This blog has periodically visited the issue of preemption in trade secret cases.  Preemption arises when a plaintiff alleges common law causes of action (such as conversion or interference with economic relations) with a trade secret misappropriation claim that is based on the “same nucleus of facts.”  California courts have repeatedly held that California’s Uniform Trade Secrets Act [“CUTSA”] preempts, displaces and supersedes all “claims based on the same nucleus of facts as trade secret misappropriation.”  (See RSPE Audio Solutions, Inc. v. Vintage King Audio, Inc. 2013 U.S. District Lexis 2909 at *4-5 (C.D. Cal. Jan. 7, 2013) [citing KC Multimedia, Inc. v.

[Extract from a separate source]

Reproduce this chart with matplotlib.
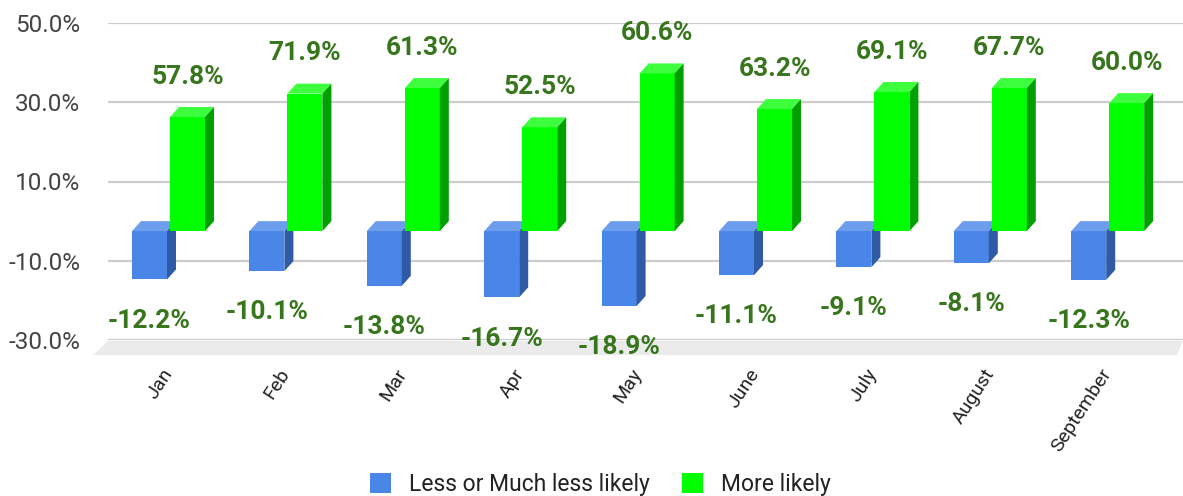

Bank of America Tech. & Operations, Inc. 171 Cal.App.4th 939, 962 (2009)].)  Essentially, courts have ruled that CUTSA provides the exclusive civil remedy for trade secret claims.

In RSPE Audio, the Court again faced the preemption issue.  RSPE provides professional audio and video equipment as well as consulting/engineering services to its clients.  RSPE alleged that it maintained confidential information, such as customer lists, deal proposals and the like, which it claimed were its trade secrets.  In May 2012, two of its employees resigned from RSPE and joined Vintage King Audio, allegedly taking RSPE’s trade secrets.  RSPE filed suit against the employees and Vintage King alleging claims for (1) trade secret misappropriation; (2) intentional interference with economic advantage; (3) unfair business practices; and (4) aiding and abetting trade secret misappropriation.  Vintage King moved for judgment on the pleadings as to the non-trade secret claims arguing they were preempted by CUTSA.

RSPE opposed the motion by claiming that it had alleged additional bad acts independent of the trade secret claims, such as (1) the former employees misdirected emails from RSPE clients; and (2) that they had tampered with RSPE’s eBay store front and its account.  RSPE further pointed out that its common law claims incorporated by reference this non-trade secret misconduct.

The Court rejected RSPE’s arguments and granted the motion with leave to amend.  The Court found that each of the common law claims made explicit reference to the trade secret misappropriation allegations and were thus preempted.  For instance, RSPE alleged that “defendant’s misappropriation of the trade secrets as alleged herein constitutes unfair and/or fraudulent business practices … .“  The court concluded that “while the [first amended complaint] contains allegations potentially unrelated to RSPE’s trade secrets claims, the [common law] causes of action are based upon the same nucleus of fact as RSPE’s CUTSA claim for misappropriation of trade secrets.”  The Court concluded that they were preempted by CUTSA.

Plaintiffs alleging trade secret misappropriation claims are again reminded as to the necessity of being careful in how they plead additional common law tort claims.  Merely incorporating by reference allegations earlier in the complaint of non-trade secret related misconduct may not be sufficient to withstand a motion to dismiss on the ground of preemption under CUTSA.